Résumé: Dans ce dernier opus, la relation entre l'écrivain de génie et sa domestique devient bouillonnante. Entre désir de gloire littéraire pour l'un et d'ascension sociale pour l'autre, ce drôle de couple cherche un équilibre... Leurs liens se resserrent au fil des épreuves, pour le meilleur et pour le pire. Un huis clos magistral !
C
éleste s’est brouillée avec son patron, Marcel Proust. Devant l’insistance de ce dernier, elle accepte de retourner à son service, mais cela se fera à ses conditions. Dorénavant, elle porte la culotte. Tout de suite, elle impose que sa sœur, Marie, vienne l’assister.
Avec Il est temps Monsieur Proust, Chloé Cruchaudet conclut son diptyque consacré à la domestique du lauréat d’un prix Goncourt.

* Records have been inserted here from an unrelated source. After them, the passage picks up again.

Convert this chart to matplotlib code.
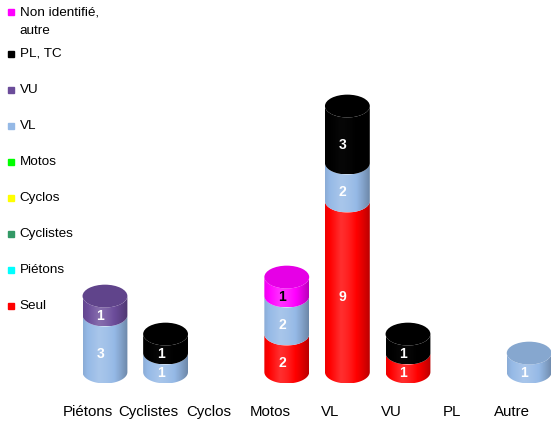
import numpy as np
import matplotlib
matplotlib.use("Agg")
import matplotlib.pyplot as plt
from matplotlib.patches import Polygon, Ellipse
from matplotlib.colors import to_rgb

plt.rcParams['font.family'] = ['Liberation Sans', 'DejaVu Sans']

# categories on the x axis
categories = ["Piétons", "Cyclistes", "Cyclos", "Motos", "VL", "VU", "PL", "Autre"]

# series, stacked from bottom to top
series_names = ["Seul", "Piétons", "Cyclistes", "Cyclos", "Motos", "VL", "VU",
                "PL, TC", "Non identifié,\nautre"]
series_colors = ["#FF0000", "#00FFFF", "#339966", "#FFFF00", "#00FF00", "#95B9E6",
                 "#6B4C9A", "#000000", "#FF00FF"]
seul = [0, 0, 0, 2, 9, 1, 0, 0]
pietons = [0, 0, 0, 0, 0, 0, 0, 0]
cyclistes = [0, 0, 0, 0, 0, 0, 0, 0]
cyclos = [0, 0, 0, 0, 0, 0, 0, 0]
motos = [0, 0, 0, 0, 0, 0, 0, 0]
vl = [3, 1, 0, 2, 2, 0, 0, 1]
vu = [1, 0, 0, 0, 0, 0, 0, 0]
pl_tc = [0, 1, 0, 0, 3, 1, 0, 0]
non_ident = [0, 0, 0, 1, 0, 0, 0, 0]
series = [seul, pietons, cyclistes, cyclos, motos, vl, vu, pl_tc, non_ident]

fig = plt.figure(figsize=(5.51, 4.23), dpi=100)
ax = fig.add_axes([0, 0, 1, 1])
ax.set_xlim(-1.452, 7.64)
ax.set_ylim(-2.68, 19.58)
ax.axis("off")

half_w = 0.37      # cylinder radius (x units)
half_h = 0.6       # ellipse half height (y units)
depth = 0.28       # 3d shift of the cylinders to the right
t = np.linspace(0, np.pi, 60)


def shade(color, k):
    r = np.array(to_rgb(color))
    if k >= 0:
        return r + (1 - r) * k
    return r * (1 + k)


def side(cx, y0, y1, color):
    xs = cx - half_w * np.cos(t)
    bottom = np.column_stack([xs, y0 - half_h * np.sin(t)])
    top = np.column_stack([xs[::-1], y1 - half_h * np.sin(t[::-1])])
    poly = Polygon(np.vstack([bottom, top]), closed=True, fc="none", ec="none")
    ax.add_patch(poly)
    u = np.linspace(0, 1, 80)
    prof = np.where(u < 0.35, 0.18 - 0.25 * (0.35 - u) / 0.35,
                    0.18 - 0.45 * ((u - 0.35) / 0.65) ** 1.5)
    if color == "#000000":
        prof = prof * 0.15
    img = np.array([shade(color, k) for k in prof])
    img = np.clip(img, 0, 1)[None, :, :]
    im = ax.imshow(img, extent=[cx - half_w, cx + half_w, y0 - half_h, y1],
                   aspect="auto", interpolation="bilinear", zorder=2)
    im.set_clip_path(poly)


for i in range(len(categories)):
    cx = i + depth
    base = 0
    top_color = None
    for vals, name, col in zip(series, series_names, series_colors):
        v = vals[i]
        if v == 0:
            continue
        side(cx, base, base + v, col)
        txt_col = "black" if col == "#FF00FF" else "white"
        ax.text(cx - 0.08, base + v / 2 - half_h * 0.9, str(v), color=txt_col,
                fontsize=10, fontweight="bold", ha="center", va="center", zorder=5)
        base += v
        top_color = col
    if top_color is not None:
        cap = shade(top_color, -0.1) if top_color != "#000000" else (0, 0, 0)
        ax.add_patch(Ellipse((cx, base), 2 * half_w, 2 * half_h, fc=cap,
                             ec="none", zorder=3))
    ax.text(i, -2.1, categories[i], fontsize=10.8, ha="center", va="center")

# legend, top to bottom
legend_y = [18.95, 16.74, 14.85, 12.95, 11.06, 9.16, 7.27, 5.37, 3.48]
for name, col, yy in zip(series_names[::-1], series_colors[::-1], legend_y):
    ax.plot(-1.27, yy, marker="s", ms=5, color=col, ls="none")
    if "\n" in name:
        ax.text(-1.125, yy + 0.28, name, fontsize=9.7, ha="left", va="top",
                linespacing=1.75)
    else:
        ax.text(-1.125, yy, name, fontsize=9.7, ha="left", va="center")

fig.savefig("out.png", dpi=100)
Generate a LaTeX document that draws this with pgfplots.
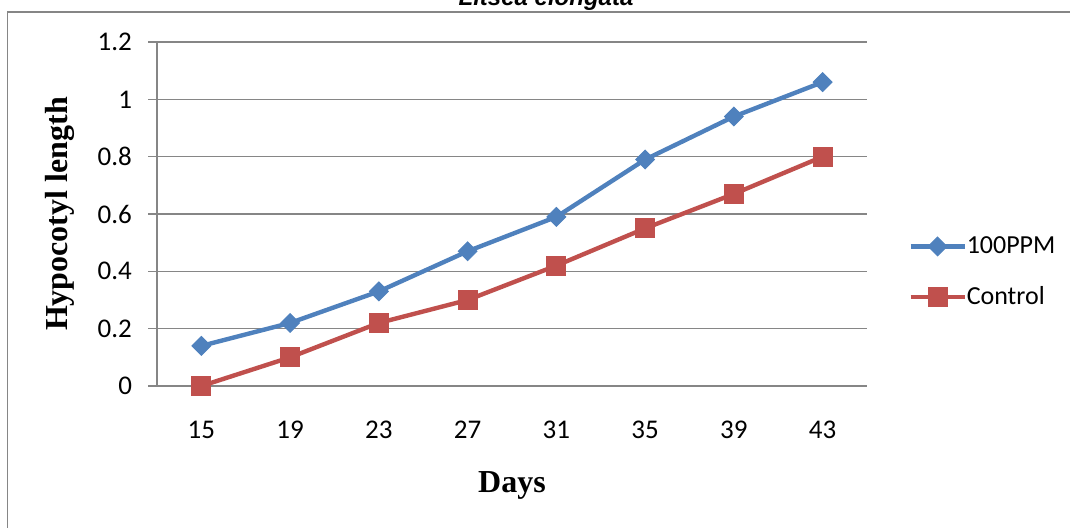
\documentclass[border=0pt]{standalone}
\usepackage{fontspec}
\usepackage{pgfplots}
\pgfplotsset{compat=1.18}
\setmainfont{Carlito}
\newfontfamily\labelfont{Liberation Serif}
\newfontfamily\titlefont{Liberation Sans}
\definecolor{ppmblue}{HTML}{4F81BD}
\definecolor{ctrlred}{HTML}{C0504D}
\definecolor{gridgray}{HTML}{868686}
\begin{document}
\begin{tikzpicture}[x=1pt,y=1pt]
\useasboundingbox (0,0) rectangle (535,263.5);
\begin{scope}
  \clip (0,0) rectangle (535,263.5);
  \draw[gridgray, line width=0.6pt] (3.75,-10) -- (3.75,257.5) -- (545,257.5);
  \node[anchor=base, inner sep=0pt, font=\titlefont\bfseries\itshape\fontsize{12}{14}\selectfont] at (273,261) {Litsea elongata};
\end{scope}
\begin{axis}[
  at={(78.5pt,70.5pt)}, anchor=south west,
  scale only axis, width=355pt, height=172pt,
  xmin=-0.5, xmax=7.5, ymin=0, ymax=1.2,
  xtick={0,...,7}, xticklabels={15,19,23,27,31,35,39,43},
  ytick={0,0.2,0.4,0.6,0.8,1,1.2},
  axis x line*=bottom, axis y line*=left,
  axis line style={-, gridgray, line width=0.6pt},
  ymajorgrids, grid style={gridgray, line width=0.6pt},
  tick align=outside, major tick length=4.5pt,
  ytick style={gridgray, line width=0.6pt}, xtick style={draw=none},
  tick label style={font=\fontsize{13.5}{15}\selectfont},
  /pgf/number format/assume math mode=true,
  xticklabel style={anchor=base, yshift=-21.5pt},
  yticklabel style={anchor=east, xshift=-4.5pt},
  xlabel={Days}, ylabel={Hypocotyl length},
  label style={font=\labelfont\bfseries\fontsize{16}{18}\selectfont},
  xlabel style={at={(axis description cs:0.5,-0.311)}, anchor=base},
  ylabel style={at={(axis description cs:-0.1366,0.5)}, anchor=center},
  clip=false,
  legend cell align=left,
  legend style={at={(axis description cs:1.0577,0.3314)}, anchor=west,
    draw=none, fill=none, inner sep=0pt, row sep=15pt,
    font=\fontsize{13}{15}\selectfont, nodes={inner sep=0pt},
    /tikz/every even column/.append style={column sep=3pt}},
  legend image code/.code={
    \draw[#1, mark repeat=2, mark phase=2] plot coordinates {(0pt,0pt) (13.5pt,0pt) (27pt,0pt)};
  },
]
\addplot[ppmblue, line width=2.2pt, mark=square*, mark size=3.3pt,
  mark options={rotate=45, line width=0.5pt, fill=ppmblue}]
  coordinates {(0,0.14) (1,0.22) (2,0.33) (3,0.47) (4,0.59) (5,0.79) (6,0.94) (7,1.06)};
\addlegendentry{100PPM}
\addplot[ctrlred, line width=2.2pt, mark=square*, mark size=4.75pt,
  mark options={line width=0.5pt, fill=ctrlred}]
  coordinates {(0,0) (1,0.1) (2,0.22) (3,0.3) (4,0.42) (5,0.55) (6,0.67) (7,0.8)};
\addlegendentry{Control}
\end{axis}
\end{tikzpicture}
\end{document}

L’histoire apparaît somme toute simple, le romancier travaille un peu, dort beaucoup et se lamente énormément, laissant à sa gouvernante la liberté de tout décider.
Le projet a des allures d’allégorie. Le récit se déroule à la fin de la Première Guerre mondiale. Depuis quelques années, les conscrits sont au front ; en retrait, les femmes restent seules à prendre soin des enfants, du ménage et à occuper les emplois laissés vacants par les soldats. Les épouses comprennent qu’elles ont du potentiel, et le retour des Jules ne ralentira pas leur marche vers l’émancipation.
Cela dit, pour rendre justice à Céleste et à sa sororité, il n’était probablement pas nécessaire de faire de son employeur un pauvre type apathique. L’homme a tout de même écrit À la recherche du temps perdu, mais dans cet album, la scénariste ne le dépeint que comme une chiffe molle.
Autrice complète, Chloé Cruchaudet propose un agréable dessin caricatural et des personnages très expressifs. Le trait se révèle sommaire ; quelques coups de crayon lui suffisent pour transmettre une idée ou une émotion.
L’artiste arrive à particulièrement bien capter le mouvement. C’est vrai quand la protagoniste traverse la rue d’un pas dansant, monte un escalier à toute vitesse ou encore lorsqu’une onomatopée tout en sinuosités parcourt une page.
Les planches sont généralement composées d’au plus cinq ou six cases aux contours sinueux avec pour unique cadre les couleurs posées à l’aquarelle. La colorisation repose en grande partie sur le lilas et le vert tendre, avec, de temps à autres, des teintes plus affirmées, lesquelles dynamisent le projet.
Un portrait de Proust, à l’ombre des dames d’âge mûr… en fleurs.